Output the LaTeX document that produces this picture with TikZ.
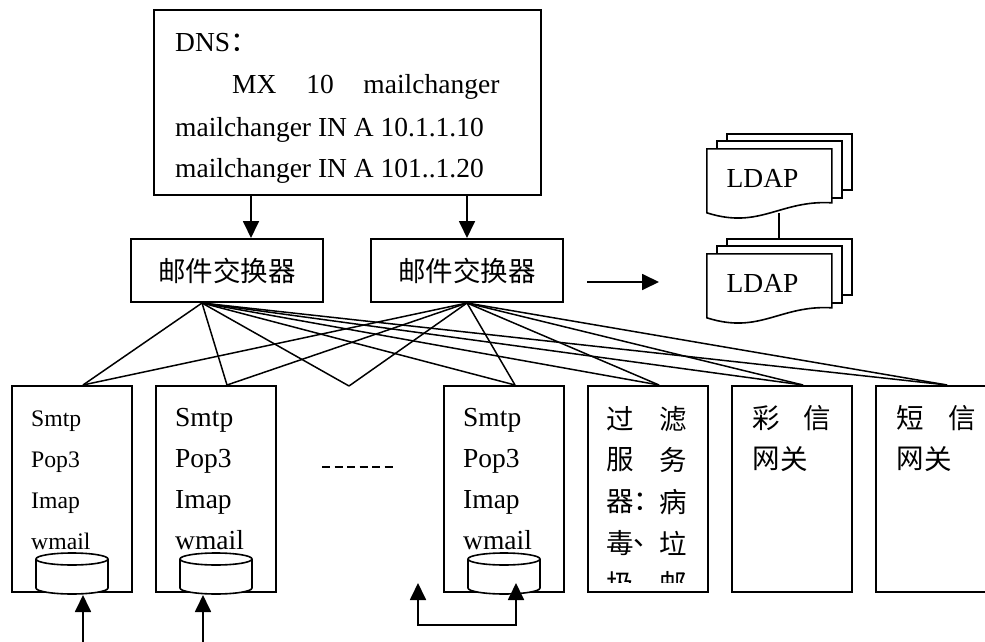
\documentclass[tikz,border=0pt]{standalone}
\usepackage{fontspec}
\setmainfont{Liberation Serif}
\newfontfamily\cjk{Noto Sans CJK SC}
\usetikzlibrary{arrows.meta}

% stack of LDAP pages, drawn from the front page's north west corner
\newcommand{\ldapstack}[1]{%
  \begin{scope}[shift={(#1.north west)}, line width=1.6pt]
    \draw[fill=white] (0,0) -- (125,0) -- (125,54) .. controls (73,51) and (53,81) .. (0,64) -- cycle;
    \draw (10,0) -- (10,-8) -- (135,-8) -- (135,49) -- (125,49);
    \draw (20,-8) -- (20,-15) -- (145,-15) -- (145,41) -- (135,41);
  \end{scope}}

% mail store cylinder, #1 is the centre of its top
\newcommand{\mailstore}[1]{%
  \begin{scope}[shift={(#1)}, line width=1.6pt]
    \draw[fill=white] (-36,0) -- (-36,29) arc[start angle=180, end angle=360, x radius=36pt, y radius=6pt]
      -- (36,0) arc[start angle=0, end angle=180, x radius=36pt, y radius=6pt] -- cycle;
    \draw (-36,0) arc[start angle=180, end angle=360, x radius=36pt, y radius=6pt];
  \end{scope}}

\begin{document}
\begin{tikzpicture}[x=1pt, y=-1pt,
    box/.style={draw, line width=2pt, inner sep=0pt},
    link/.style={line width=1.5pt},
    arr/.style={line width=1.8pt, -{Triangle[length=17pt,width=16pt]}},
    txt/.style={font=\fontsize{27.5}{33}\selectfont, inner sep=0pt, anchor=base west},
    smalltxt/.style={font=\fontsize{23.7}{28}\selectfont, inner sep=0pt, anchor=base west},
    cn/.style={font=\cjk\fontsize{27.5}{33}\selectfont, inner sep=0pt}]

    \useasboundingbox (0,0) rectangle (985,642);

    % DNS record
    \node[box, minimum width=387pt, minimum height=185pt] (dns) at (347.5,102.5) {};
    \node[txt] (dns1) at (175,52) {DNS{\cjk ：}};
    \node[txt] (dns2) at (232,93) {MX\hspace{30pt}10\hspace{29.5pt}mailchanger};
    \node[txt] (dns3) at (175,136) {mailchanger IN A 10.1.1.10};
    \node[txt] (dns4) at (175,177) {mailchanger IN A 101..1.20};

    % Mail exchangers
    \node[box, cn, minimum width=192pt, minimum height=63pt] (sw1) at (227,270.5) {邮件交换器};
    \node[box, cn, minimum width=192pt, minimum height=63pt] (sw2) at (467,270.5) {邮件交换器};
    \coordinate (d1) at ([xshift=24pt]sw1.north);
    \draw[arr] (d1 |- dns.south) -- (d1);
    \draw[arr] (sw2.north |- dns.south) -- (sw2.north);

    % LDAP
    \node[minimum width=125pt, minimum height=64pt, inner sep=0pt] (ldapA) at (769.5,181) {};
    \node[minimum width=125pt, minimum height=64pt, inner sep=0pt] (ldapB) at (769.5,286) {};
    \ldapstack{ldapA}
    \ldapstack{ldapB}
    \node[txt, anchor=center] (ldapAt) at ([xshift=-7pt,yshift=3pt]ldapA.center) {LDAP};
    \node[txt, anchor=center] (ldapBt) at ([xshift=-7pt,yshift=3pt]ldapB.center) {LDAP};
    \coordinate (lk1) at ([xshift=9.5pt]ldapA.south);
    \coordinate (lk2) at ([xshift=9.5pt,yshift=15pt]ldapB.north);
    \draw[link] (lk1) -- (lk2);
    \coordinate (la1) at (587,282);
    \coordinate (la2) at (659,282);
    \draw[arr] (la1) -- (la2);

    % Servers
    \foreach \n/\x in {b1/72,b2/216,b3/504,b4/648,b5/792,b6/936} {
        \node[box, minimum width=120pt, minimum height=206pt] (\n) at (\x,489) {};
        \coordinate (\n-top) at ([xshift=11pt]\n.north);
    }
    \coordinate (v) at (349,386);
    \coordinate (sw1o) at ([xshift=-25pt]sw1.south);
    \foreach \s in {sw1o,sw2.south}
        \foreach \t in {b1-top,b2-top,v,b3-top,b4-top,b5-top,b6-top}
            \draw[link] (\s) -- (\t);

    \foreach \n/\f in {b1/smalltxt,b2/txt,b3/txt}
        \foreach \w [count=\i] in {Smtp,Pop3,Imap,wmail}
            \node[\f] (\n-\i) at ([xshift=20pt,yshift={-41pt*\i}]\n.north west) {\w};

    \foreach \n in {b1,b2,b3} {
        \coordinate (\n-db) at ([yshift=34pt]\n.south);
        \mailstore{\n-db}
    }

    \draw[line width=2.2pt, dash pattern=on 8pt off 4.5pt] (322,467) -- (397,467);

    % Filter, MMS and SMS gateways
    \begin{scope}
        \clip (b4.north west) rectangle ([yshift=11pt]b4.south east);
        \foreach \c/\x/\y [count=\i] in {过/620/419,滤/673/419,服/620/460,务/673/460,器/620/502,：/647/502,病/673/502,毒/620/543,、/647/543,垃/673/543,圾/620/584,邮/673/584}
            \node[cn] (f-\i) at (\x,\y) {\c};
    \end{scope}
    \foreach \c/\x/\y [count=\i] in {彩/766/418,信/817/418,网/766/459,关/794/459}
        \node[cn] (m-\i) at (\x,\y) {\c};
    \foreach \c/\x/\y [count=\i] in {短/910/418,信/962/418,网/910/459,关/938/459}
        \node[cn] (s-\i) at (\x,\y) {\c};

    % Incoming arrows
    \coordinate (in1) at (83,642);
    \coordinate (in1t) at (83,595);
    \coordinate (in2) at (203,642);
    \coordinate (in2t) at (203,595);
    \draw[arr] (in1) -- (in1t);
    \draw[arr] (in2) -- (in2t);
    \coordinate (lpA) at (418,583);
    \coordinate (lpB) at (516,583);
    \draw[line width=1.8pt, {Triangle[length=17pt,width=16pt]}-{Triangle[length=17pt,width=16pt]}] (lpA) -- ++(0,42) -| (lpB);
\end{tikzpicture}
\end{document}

____________________

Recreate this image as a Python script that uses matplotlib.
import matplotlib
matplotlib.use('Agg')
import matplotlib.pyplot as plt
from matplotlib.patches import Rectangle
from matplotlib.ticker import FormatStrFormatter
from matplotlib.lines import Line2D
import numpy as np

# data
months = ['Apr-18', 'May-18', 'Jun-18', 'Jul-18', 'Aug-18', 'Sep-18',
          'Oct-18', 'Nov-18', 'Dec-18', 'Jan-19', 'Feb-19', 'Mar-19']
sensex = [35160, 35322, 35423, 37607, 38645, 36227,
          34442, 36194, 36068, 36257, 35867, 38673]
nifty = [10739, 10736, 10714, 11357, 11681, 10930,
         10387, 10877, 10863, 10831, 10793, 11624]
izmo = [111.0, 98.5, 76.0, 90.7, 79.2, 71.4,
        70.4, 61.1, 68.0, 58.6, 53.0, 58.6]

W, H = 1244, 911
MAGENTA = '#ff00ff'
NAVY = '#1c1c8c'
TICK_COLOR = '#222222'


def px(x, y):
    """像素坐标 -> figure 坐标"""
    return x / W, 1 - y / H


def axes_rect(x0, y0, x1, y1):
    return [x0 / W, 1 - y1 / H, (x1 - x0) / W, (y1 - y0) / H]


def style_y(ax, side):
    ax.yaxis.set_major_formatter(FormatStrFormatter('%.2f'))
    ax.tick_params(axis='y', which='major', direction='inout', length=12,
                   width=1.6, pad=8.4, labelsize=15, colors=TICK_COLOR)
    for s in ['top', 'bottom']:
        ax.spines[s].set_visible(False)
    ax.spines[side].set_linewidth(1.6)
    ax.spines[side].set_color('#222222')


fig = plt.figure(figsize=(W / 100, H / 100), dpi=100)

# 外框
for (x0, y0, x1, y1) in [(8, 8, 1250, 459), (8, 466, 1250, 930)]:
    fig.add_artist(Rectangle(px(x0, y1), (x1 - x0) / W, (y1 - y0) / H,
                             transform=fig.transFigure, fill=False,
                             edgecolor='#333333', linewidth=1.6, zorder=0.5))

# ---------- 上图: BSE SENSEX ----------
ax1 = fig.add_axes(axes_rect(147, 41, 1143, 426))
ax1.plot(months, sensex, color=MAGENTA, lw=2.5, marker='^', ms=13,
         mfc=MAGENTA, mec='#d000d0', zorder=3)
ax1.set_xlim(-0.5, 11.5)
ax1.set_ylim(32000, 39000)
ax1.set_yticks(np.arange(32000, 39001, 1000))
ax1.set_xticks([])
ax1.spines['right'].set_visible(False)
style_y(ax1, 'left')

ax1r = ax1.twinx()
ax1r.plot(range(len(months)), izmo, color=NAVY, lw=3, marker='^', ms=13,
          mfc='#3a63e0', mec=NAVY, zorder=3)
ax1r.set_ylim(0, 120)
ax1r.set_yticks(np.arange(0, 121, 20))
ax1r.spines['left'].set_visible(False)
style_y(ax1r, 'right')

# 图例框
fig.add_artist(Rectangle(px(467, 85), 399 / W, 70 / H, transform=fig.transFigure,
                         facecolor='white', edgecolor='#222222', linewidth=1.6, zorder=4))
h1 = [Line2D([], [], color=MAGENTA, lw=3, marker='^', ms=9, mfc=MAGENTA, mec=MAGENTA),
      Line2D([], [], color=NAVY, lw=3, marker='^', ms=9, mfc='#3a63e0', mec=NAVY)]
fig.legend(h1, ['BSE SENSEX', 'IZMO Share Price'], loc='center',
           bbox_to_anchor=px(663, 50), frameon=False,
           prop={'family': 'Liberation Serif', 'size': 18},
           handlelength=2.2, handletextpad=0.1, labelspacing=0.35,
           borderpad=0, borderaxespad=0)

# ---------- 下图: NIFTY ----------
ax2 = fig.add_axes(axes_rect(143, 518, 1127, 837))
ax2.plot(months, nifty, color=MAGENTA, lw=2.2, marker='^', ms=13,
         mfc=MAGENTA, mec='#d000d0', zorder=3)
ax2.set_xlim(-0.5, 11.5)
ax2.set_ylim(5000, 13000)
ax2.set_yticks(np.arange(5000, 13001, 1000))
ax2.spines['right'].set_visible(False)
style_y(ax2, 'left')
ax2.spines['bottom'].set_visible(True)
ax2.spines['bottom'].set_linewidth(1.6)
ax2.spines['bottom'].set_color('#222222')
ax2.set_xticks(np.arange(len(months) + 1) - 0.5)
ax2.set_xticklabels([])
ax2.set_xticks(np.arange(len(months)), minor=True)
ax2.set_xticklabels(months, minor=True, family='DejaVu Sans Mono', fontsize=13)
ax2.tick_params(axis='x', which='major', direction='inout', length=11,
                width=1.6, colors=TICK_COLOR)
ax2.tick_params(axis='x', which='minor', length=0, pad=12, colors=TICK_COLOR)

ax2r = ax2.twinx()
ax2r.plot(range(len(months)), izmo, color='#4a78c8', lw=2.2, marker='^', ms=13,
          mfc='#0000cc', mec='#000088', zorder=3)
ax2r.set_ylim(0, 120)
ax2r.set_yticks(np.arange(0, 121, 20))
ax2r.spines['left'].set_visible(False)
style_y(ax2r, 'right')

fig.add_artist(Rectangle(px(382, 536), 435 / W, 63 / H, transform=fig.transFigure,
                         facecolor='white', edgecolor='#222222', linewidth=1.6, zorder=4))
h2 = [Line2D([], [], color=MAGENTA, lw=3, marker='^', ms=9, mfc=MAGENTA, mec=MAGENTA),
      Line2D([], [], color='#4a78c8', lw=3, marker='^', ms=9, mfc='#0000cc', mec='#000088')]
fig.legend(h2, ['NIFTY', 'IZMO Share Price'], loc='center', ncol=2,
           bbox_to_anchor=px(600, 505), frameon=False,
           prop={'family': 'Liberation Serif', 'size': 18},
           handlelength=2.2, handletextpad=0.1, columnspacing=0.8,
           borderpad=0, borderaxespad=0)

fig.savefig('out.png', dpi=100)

____________________

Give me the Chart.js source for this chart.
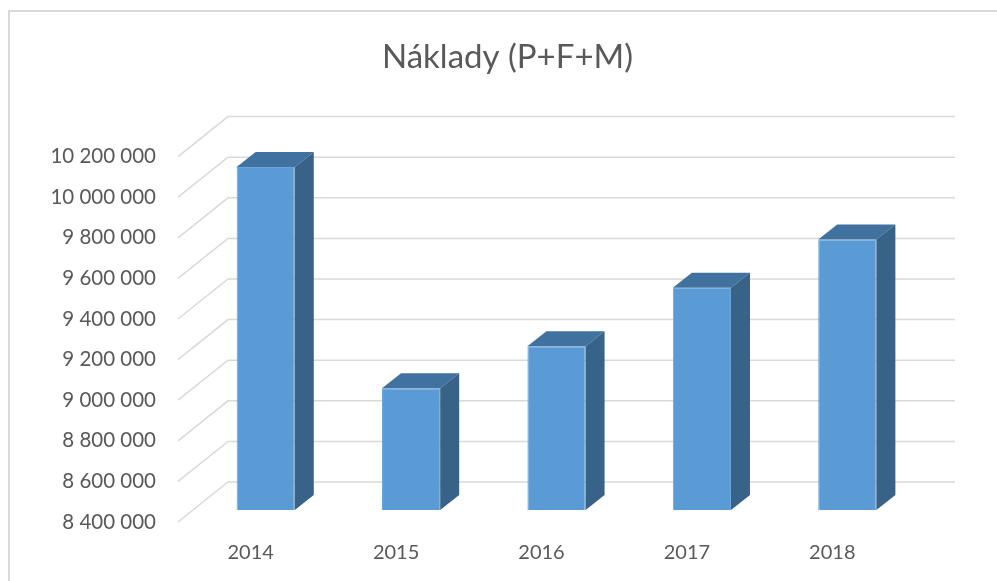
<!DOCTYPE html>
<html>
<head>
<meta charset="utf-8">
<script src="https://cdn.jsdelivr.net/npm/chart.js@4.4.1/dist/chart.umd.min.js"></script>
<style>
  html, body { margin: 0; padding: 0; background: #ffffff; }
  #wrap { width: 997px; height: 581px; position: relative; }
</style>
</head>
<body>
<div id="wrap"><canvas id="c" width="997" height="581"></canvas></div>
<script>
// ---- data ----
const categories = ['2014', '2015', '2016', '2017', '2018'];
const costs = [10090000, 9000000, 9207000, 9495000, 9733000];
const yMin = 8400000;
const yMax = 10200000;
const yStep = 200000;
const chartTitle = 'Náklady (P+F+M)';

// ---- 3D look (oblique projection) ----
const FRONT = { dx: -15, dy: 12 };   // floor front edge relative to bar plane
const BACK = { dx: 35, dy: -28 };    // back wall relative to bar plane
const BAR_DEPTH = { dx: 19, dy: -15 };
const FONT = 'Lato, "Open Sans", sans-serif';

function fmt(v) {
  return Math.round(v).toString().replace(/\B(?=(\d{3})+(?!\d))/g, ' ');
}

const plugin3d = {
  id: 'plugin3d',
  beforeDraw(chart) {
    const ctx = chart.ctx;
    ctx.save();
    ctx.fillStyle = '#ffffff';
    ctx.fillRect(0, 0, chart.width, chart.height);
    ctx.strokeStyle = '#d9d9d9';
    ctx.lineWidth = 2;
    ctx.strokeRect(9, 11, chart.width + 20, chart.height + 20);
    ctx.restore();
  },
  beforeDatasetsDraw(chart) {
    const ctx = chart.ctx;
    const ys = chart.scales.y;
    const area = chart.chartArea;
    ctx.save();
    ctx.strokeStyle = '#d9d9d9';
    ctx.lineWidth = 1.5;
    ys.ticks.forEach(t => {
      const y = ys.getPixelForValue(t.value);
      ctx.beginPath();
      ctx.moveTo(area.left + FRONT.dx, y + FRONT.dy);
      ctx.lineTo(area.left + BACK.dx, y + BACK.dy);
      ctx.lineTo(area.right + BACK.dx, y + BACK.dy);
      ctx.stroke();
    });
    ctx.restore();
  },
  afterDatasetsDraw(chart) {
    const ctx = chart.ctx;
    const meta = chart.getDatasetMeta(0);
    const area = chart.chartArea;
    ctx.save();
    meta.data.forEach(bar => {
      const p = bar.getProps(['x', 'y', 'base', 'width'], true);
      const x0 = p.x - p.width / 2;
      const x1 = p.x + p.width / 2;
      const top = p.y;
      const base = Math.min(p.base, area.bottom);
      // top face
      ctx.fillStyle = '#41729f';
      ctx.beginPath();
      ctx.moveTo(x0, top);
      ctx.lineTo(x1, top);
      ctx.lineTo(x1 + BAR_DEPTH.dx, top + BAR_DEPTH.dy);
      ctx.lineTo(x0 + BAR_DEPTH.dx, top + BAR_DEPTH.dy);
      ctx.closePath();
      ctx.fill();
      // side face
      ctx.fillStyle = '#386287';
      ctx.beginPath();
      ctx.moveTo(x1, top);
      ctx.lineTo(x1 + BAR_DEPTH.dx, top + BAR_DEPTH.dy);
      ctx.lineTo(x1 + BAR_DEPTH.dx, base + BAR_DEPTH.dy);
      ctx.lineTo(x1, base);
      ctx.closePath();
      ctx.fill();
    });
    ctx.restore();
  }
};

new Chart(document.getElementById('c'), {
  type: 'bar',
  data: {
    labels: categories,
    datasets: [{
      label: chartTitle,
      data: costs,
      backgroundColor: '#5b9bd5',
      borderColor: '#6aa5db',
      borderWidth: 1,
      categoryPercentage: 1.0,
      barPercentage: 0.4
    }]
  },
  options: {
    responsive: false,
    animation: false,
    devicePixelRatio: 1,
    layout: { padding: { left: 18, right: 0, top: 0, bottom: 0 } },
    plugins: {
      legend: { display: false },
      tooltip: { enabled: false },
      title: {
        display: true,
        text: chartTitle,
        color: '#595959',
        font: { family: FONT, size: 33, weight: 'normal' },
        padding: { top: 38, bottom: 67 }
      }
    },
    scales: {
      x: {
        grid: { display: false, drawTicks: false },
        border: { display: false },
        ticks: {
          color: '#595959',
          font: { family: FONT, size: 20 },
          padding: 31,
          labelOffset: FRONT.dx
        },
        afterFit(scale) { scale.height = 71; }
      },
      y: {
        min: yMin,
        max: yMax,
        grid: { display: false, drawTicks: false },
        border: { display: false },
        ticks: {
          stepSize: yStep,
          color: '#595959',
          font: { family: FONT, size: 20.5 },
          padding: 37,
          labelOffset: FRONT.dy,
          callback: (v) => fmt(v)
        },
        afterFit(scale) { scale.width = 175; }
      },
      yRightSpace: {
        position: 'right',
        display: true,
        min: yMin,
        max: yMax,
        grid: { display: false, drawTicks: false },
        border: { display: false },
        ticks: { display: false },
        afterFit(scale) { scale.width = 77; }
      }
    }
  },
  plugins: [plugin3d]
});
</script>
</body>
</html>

____________________

• [Aim]: Copy only what runs above from the line containing "Output the LaTeX" through the line containing "(0,0) rectangle (985,642);", exactly. Leave out the pictures.

• [Output of the exercise]:
Output the LaTeX document that produces this picture with TikZ.
\documentclass[tikz,border=0pt]{standalone}
\usepackage{fontspec}
\setmainfont{Liberation Serif}
\newfontfamily\cjk{Noto Sans CJK SC}
\usetikzlibrary{arrows.meta}

% stack of LDAP pages, drawn from the front page's north west corner
\newcommand{\ldapstack}[1]{%
  \begin{scope}[shift={(#1.north west)}, line width=1.6pt]
    \draw[fill=white] (0,0) -- (125,0) -- (125,54) .. controls (73,51) and (53,81) .. (0,64) -- cycle;
    \draw (10,0) -- (10,-8) -- (135,-8) -- (135,49) -- (125,49);
    \draw (20,-8) -- (20,-15) -- (145,-15) -- (145,41) -- (135,41);
  \end{scope}}

% mail store cylinder, #1 is the centre of its top
\newcommand{\mailstore}[1]{%
  \begin{scope}[shift={(#1)}, line width=1.6pt]
    \draw[fill=white] (-36,0) -- (-36,29) arc[start angle=180, end angle=360, x radius=36pt, y radius=6pt]
      -- (36,0) arc[start angle=0, end angle=180, x radius=36pt, y radius=6pt] -- cycle;
    \draw (-36,0) arc[start angle=180, end angle=360, x radius=36pt, y radius=6pt];
  \end{scope}}

\begin{document}
\begin{tikzpicture}[x=1pt, y=-1pt,
    box/.style={draw, line width=2pt, inner sep=0pt},
    link/.style={line width=1.5pt},
    arr/.style={line width=1.8pt, -{Triangle[length=17pt,width=16pt]}},
    txt/.style={font=\fontsize{27.5}{33}\selectfont, inner sep=0pt, anchor=base west},
    smalltxt/.style={font=\fontsize{23.7}{28}\selectfont, inner sep=0pt, anchor=base west},
    cn/.style={font=\cjk\fontsize{27.5}{33}\selectfont, inner sep=0pt}]

    \useasboundingbox (0,0) rectangle (985,642);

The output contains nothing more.